Abolisi adalah hak yang dimiliki kepala negara untuk menghapuskan tuntutan pidana terhadap seseorang atau sekelompok orang yang melakukan tindak pidana, serta menghentikan proses hukum yang sedang berjalan.

Sedangkan Amnesti adalah pengampunan atau penghapusan hukuman yang diberikan oleh kepala negara kepada seseorang atau sekelompok orang yang telah melakukan tindak pidana tertentu. Amnesti diberikan melalui undang-undang atau keputusan resmi lainnya.

Tom Lembong divonis terbukti secara sah dan meyakinkan bersalah melakukan tindak pidana korupsi impor gula di Kementerian Perdagangan periode 2015-2016.

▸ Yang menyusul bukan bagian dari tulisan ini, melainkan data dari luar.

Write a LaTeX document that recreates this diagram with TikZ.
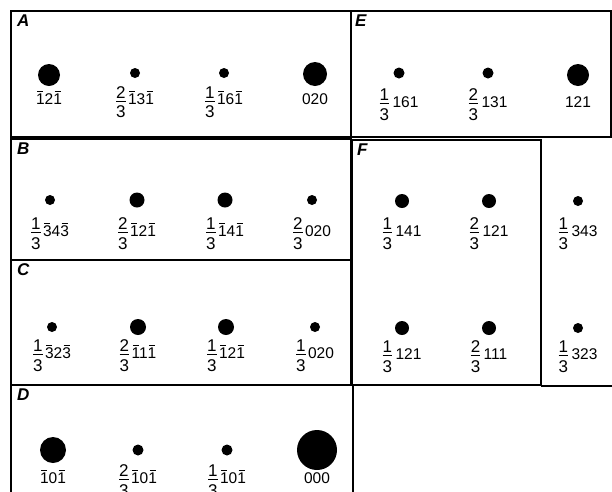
\documentclass[tikz,border=0pt]{standalone}
\usepackage{fontspec}
\setmainfont{Liberation Sans}
% barred digit and stacked fraction
\newcommand{\nb}[1]{\rlap{\raisebox{12.6pt}{\hspace{1.2pt}\rule{6.2pt}{0.8pt}}}#1}
\newcommand{\fr}[2]{{\fontsize{17}{17}\selectfont\rlap{\raisebox{6.5pt}{\makebox[9.5pt]{#1}}}\rlap{\raisebox{2.8pt}{\rule{9.5pt}{0.8pt}}}\raisebox{-13pt}{\makebox[9.5pt]{#2}}}\kern2.5pt}

\begin{document}
\begin{tikzpicture}[
    x=1pt, y=-1pt,
    dot/.style={circle, fill=black, inner sep=0pt},
    lbl/.style={anchor=base, inner sep=0pt, font=\fontsize{15.5}{18}\selectfont},
    tag/.style={anchor=north west, inner sep=0pt, font=\fontsize{17}{20}\selectfont\bfseries\itshape},
    frame/.style={line width=1.2pt}
]

\useasboundingbox (0,0) rectangle (612,491);
\clip (0,0) rectangle (612,491);

% Frames
\draw[frame] (11,11) rectangle (351,137);
\draw[frame] (351,11) rectangle (611,137);
\draw[frame] (11,139) rectangle (351,260);
\draw[frame] (11,260) rectangle (351,385);
\draw[frame] (11,495) -- (11,385) -- (353,385) -- (353,495);
\draw[frame] (352,140) rectangle (541,385);
\draw[frame] (541,386) -- (612,386);

% Panel tags
\node[tag] (tA) at (17,15) {A};
\node[tag] (tE) at (355,15) {E};
\node[tag] (tB) at (17,143) {B};
\node[tag] (tC) at (17,263) {C};
\node[tag] (tD) at (17,389) {D};
\node[tag] (tF) at (357,144) {F};

% Panel A
\foreach \n/\x/\y/\d/\t in {a1/49/75/22/{\nb{1}2\nb{1}}, a2/135/73/10/{\fr{2}{3}\nb{1}3\nb{1}},
    a3/224/73/10/{\fr{1}{3}\nb{1}6\nb{1}}, a4/315/74/24/{020}}{
  \node[dot, minimum size=\d pt] (\n) at (\x,\y) {};
  \node[lbl] (l\n) at (\x,104.5) {\t};
}

% Panel E
\foreach \n/\x/\y/\d/\t in {e1/399/73/11/{\fr{1}{3}\kern1pt161}, e2/488/73/11/{\fr{2}{3}\kern1pt131},
    e3/578/75/22/{121}}{
  \node[dot, minimum size=\d pt] (\n) at (\x,\y) {};
  \node[lbl] (l\n) at (\x,107) {\t};
}

% Panel B
\foreach \n/\x/\y/\d/\t in {b1/50/200/10/{\fr{1}{3}\nb{3}4\nb{3}}, b2/137/200/15/{\fr{2}{3}\nb{1}2\nb{1}},
    b3/225/200/15/{\fr{1}{3}\nb{1}4\nb{1}}, b4/312/200/10/{\fr{2}{3}020}}{
  \node[dot, minimum size=\d pt] (\n) at (\x,\y) {};
  \node[lbl] (l\n) at (\x,236) {\t};
}

% Panel C
\foreach \n/\x/\y/\d/\t in {c1/52/327/10/{\fr{1}{3}\nb{3}2\nb{3}}, c2/138/327/16/{\fr{2}{3}\nb{1}1\nb{1}},
    c3/226/327/16/{\fr{1}{3}\nb{1}2\nb{1}}, c4/315/327/10/{\fr{1}{3}020}}{
  \node[dot, minimum size=\d pt] (\n) at (\x,\y) {};
  \node[lbl] (l\n) at (\x,358) {\t};
}

% Panel D
\foreach \n/\x/\y/\d/\t in {d1/53/450/26/{\nb{1}0\nb{1}}, d2/138/450/11/{\fr{2}{3}\nb{1}0\nb{1}},
    d3/227/450/11/{\fr{1}{3}\nb{1}0\nb{1}}, d4/317/450/40/{000}}{
  \node[dot, minimum size=\d pt] (\n) at (\x,\y) {};
  \node[lbl] (l\n) at (\x,483) {\t};
}

% Panel F and beside it
\foreach \n/\x/\y/\b/\d/\t in {f1/402/201/236/14/{\fr{1}{3}\kern1pt141}, f2/489/201/236/14/{\fr{2}{3}\kern1pt121},
    f3/578/201/236/10/{\fr{1}{3}\kern1pt343}, f4/402/328/359/14/{\fr{1}{3}\kern1pt121},
    f5/489/328/359/14/{\fr{2}{3}\kern1pt111}, f6/578/328/359/10/{\fr{1}{3}\kern1pt323}}{
  \node[dot, minimum size=\d pt] (\n) at (\x,\y) {};
  \node[lbl] (l\n) at (\x,\b) {\t};
}

\end{tikzpicture}
\end{document}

Atas perbuatannya tersebut Majelis Hakim memvonis Terdakwa Tom Lembong hukuman 4 tahun dan 6 bulan penjara pada perkara tersebut.

Tak hanya itu, Tom Lembong juga dihukum membayar pidana denda Rp 750 juta, subsider 6 bulan kurungan.

Ia dijerat Pasal 2 ayat (1) Undang-Undang Nomor 31 Tahun 1999 tentang Pemberantasan Tindak Pidana Korupsi.

Pasal ini mengatur korupsi dalam bentuk perbuatan memperkaya diri sendiri, orang lain, atau korporasi secara melawan hukum yang mengakibatkan kerugian bagi negara

Sedangkan Hasto Kristiyanto dinyatakan terbukti bersalah dalam kasus suap terhadap eks Komisioner KPU Wahyu Setiawan dalam pengurusan Pergantian Antar Waktu (PAW) anggota DPR RI Harun Masiku.

Hakim pun menjatuhkan vonis penjara 3 tahun dan 6 bulan terhadap Hasto. 

Selain itu, Hasto juga dihukum untuk membayar pidana denda sebesar Rp 250 juta dengan ketentuan apabila tidak dibayar, maka diganti dengan pidana kurungan selama 3 bulan.

Ia dinilai melanggar Pasal 5 ayat 1 huruf a UU Tipikor juncto Pasal 55 ayat 1 ke-1 KUHP juncto Pasal 64 ayat 1 KUHP.